Work to complete:
Only the lines from the one containing "Clone this chart in matplotlib." down to the one containing "plt.rcParams['font.family'] = ['Liberation", inclusive, are to be quoted exactly.

Information supplied:

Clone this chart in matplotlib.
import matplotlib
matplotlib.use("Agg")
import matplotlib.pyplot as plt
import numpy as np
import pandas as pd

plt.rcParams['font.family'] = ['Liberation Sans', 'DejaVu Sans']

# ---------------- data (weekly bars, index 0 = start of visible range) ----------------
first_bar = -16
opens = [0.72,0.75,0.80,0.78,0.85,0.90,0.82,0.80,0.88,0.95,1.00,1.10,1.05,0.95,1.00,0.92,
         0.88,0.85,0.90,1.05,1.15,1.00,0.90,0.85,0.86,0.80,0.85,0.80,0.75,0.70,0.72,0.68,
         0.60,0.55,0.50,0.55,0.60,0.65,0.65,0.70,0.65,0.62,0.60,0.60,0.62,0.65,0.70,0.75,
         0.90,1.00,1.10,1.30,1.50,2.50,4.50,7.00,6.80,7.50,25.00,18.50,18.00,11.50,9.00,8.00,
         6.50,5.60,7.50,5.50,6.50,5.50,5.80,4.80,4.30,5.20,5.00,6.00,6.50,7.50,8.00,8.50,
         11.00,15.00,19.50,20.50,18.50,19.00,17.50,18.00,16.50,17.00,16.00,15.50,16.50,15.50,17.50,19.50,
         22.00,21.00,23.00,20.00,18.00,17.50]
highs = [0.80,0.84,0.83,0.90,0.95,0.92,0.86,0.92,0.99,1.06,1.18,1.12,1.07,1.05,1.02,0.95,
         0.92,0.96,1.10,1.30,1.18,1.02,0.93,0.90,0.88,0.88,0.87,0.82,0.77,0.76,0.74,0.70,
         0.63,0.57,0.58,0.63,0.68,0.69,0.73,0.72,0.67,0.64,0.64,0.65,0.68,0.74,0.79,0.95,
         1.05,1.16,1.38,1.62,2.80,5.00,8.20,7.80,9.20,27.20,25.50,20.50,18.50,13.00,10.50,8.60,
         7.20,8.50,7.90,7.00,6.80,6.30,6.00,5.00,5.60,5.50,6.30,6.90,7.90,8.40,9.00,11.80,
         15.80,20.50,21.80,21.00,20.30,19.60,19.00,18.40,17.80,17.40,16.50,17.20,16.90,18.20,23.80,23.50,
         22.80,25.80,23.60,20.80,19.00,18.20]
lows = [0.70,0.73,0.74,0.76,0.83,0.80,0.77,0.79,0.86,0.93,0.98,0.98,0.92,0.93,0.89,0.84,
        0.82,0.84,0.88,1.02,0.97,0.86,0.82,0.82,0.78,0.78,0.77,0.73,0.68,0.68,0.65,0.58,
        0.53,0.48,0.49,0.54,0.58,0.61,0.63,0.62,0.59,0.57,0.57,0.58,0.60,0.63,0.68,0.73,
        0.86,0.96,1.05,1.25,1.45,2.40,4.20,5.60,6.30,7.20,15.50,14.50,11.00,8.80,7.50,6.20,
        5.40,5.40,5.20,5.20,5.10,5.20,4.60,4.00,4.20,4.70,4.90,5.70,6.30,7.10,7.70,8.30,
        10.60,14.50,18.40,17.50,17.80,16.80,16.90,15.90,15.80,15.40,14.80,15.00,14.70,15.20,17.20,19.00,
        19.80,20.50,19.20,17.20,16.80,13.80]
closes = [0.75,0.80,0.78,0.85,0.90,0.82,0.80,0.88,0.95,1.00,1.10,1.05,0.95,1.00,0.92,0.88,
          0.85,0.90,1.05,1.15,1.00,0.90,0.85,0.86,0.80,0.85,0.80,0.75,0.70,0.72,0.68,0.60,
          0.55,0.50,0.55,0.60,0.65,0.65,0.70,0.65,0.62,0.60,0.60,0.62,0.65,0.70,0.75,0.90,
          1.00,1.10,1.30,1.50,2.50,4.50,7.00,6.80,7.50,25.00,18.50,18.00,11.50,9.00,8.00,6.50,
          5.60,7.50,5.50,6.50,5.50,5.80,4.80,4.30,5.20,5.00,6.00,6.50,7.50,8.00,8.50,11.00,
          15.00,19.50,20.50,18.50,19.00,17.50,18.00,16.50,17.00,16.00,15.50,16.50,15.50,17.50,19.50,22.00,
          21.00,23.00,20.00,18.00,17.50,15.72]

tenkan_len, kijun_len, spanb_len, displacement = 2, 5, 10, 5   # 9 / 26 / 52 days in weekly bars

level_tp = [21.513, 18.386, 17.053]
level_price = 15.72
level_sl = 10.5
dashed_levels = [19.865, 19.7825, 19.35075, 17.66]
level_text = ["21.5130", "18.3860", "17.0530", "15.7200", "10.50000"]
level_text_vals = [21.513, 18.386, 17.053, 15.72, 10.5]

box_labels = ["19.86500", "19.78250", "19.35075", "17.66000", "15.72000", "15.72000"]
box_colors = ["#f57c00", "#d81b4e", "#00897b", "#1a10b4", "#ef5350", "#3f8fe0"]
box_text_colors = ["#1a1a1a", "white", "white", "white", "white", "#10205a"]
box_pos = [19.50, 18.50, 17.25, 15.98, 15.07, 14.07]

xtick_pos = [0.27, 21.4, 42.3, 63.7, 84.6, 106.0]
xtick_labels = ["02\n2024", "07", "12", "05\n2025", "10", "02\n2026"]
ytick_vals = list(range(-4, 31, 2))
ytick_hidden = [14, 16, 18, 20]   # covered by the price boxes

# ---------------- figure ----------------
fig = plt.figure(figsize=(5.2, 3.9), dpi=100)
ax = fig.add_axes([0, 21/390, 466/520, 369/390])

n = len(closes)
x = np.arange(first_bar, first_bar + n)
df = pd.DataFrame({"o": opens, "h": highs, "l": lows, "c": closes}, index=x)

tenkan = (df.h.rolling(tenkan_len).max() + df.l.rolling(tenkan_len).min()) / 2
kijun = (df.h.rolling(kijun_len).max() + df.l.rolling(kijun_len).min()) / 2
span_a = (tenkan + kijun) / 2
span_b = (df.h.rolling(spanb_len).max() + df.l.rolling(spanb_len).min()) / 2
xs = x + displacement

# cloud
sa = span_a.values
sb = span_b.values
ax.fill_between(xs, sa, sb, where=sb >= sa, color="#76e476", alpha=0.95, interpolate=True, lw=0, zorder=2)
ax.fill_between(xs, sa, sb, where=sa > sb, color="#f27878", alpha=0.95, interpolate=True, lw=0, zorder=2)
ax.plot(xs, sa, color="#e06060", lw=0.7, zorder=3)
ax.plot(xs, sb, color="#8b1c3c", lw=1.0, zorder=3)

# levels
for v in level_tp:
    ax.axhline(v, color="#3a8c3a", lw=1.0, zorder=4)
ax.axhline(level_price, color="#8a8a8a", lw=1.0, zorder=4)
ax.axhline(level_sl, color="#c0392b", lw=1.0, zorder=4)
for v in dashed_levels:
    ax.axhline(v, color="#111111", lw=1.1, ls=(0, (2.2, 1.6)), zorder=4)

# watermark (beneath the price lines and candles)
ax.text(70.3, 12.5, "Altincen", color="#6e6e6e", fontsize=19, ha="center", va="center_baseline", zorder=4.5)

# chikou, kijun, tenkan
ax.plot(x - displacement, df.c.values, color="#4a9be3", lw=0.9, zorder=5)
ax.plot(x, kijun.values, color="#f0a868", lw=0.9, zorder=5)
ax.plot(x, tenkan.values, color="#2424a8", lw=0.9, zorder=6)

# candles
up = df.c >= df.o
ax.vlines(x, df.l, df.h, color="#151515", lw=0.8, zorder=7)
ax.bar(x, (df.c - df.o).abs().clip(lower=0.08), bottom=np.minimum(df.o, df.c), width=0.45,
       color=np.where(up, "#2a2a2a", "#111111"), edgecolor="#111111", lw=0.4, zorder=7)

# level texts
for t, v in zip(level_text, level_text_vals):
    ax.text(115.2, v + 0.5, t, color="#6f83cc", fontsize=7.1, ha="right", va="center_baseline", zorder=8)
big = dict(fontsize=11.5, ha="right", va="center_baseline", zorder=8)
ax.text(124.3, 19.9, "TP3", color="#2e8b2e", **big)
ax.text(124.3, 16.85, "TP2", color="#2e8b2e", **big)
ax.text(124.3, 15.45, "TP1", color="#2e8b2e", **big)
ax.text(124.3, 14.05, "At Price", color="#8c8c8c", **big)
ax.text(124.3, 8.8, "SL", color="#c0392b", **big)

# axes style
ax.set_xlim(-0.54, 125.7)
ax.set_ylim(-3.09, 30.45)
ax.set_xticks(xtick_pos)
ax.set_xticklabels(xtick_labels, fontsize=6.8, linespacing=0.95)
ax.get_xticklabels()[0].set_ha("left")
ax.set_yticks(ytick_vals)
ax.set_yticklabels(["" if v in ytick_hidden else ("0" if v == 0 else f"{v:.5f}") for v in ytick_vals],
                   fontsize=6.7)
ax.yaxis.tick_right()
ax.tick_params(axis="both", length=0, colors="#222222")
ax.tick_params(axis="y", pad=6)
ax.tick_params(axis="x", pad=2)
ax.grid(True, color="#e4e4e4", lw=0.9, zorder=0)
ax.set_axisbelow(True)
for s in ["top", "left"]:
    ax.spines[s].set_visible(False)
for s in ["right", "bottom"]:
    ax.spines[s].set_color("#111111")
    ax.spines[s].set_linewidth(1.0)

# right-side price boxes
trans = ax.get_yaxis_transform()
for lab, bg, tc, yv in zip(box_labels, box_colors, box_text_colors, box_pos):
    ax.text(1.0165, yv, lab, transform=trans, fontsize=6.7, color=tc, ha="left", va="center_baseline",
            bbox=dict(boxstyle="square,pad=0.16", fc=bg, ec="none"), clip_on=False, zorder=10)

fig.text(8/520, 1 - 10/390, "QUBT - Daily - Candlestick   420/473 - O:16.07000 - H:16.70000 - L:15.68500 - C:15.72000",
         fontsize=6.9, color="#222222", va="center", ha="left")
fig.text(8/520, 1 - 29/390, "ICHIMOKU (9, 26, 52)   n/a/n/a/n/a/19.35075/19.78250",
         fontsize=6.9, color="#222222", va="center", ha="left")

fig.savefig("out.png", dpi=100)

--

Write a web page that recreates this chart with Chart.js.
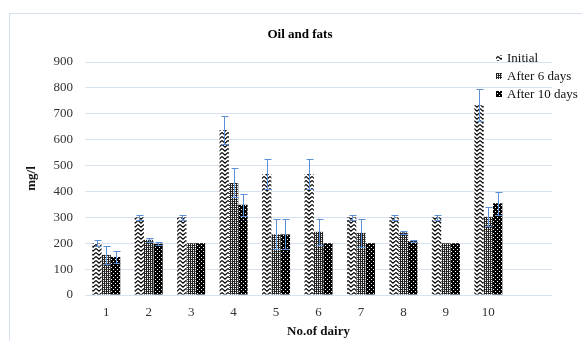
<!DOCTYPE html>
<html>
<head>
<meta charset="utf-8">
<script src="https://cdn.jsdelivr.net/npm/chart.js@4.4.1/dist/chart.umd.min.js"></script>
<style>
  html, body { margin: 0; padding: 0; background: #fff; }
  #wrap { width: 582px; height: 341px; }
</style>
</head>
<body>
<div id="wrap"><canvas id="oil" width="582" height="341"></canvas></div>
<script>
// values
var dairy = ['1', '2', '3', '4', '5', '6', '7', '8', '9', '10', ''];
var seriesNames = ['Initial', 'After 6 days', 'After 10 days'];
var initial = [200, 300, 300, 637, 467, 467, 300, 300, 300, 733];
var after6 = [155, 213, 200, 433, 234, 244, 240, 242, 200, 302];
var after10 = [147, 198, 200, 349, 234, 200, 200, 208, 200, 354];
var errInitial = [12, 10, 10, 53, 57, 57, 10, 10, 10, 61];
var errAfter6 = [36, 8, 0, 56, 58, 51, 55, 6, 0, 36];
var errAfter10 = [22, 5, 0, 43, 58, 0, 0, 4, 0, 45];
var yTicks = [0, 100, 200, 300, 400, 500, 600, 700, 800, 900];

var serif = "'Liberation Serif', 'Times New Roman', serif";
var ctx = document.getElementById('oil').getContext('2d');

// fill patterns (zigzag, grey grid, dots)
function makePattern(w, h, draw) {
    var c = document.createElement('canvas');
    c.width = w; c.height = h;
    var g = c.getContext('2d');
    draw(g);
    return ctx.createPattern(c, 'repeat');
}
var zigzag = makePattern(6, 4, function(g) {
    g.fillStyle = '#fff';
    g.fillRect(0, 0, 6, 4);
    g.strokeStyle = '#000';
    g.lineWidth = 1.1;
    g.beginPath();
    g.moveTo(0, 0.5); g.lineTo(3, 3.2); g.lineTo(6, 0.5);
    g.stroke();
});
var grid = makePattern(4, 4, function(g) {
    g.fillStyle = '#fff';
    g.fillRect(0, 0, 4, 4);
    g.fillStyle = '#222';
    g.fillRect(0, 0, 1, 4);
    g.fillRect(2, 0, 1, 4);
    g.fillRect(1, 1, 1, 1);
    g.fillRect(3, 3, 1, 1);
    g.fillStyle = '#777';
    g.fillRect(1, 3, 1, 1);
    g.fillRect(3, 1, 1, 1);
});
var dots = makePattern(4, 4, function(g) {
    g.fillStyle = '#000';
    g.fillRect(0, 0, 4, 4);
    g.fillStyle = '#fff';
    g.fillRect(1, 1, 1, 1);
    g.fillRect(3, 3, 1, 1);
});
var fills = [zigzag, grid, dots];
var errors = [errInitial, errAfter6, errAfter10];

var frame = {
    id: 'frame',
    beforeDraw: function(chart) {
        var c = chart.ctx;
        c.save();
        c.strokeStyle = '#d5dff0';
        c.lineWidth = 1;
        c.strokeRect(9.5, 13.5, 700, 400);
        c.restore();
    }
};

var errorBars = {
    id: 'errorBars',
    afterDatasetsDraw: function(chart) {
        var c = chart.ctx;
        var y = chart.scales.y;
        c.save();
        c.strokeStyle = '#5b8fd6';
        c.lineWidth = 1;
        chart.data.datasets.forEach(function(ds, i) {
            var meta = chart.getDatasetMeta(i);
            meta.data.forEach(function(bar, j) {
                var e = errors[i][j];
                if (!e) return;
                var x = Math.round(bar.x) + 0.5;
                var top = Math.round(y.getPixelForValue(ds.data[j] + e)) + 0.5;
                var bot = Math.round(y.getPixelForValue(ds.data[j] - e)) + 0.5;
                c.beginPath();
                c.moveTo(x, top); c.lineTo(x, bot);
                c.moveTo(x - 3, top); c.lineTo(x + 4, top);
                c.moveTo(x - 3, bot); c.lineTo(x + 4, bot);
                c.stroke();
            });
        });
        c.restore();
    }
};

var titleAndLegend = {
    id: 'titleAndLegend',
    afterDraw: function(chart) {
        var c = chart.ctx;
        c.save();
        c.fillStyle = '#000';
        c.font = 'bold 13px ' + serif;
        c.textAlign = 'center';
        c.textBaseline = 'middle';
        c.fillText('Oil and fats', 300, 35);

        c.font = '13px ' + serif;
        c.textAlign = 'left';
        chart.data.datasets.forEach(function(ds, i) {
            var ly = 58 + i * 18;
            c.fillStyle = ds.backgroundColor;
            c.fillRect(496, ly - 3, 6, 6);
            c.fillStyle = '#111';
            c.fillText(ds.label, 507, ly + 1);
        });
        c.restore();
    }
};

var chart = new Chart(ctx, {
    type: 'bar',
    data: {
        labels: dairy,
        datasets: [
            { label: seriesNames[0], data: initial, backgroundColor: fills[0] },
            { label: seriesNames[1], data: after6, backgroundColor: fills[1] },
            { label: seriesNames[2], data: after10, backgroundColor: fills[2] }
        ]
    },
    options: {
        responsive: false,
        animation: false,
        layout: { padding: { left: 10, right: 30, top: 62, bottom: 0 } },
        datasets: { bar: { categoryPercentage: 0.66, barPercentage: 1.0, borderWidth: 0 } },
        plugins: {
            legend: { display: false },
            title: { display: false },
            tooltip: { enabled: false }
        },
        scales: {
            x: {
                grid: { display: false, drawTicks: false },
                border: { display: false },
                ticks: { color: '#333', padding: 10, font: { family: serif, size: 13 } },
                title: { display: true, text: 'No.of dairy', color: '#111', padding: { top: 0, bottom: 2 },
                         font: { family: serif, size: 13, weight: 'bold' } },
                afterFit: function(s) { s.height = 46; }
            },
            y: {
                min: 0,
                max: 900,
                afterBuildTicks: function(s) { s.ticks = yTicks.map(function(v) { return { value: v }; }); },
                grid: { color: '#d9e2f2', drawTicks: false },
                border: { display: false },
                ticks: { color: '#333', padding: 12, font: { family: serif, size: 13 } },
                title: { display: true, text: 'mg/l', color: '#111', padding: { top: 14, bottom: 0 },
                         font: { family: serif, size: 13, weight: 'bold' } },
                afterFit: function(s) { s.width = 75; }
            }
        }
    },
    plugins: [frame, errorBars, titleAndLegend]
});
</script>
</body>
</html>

Completed exercise:
Clone this chart in matplotlib.
import matplotlib
matplotlib.use("Agg")
import matplotlib.pyplot as plt
import numpy as np
import pandas as pd

plt.rcParams['font.family'] = ['Liberation Sans', 'DejaVu Sans']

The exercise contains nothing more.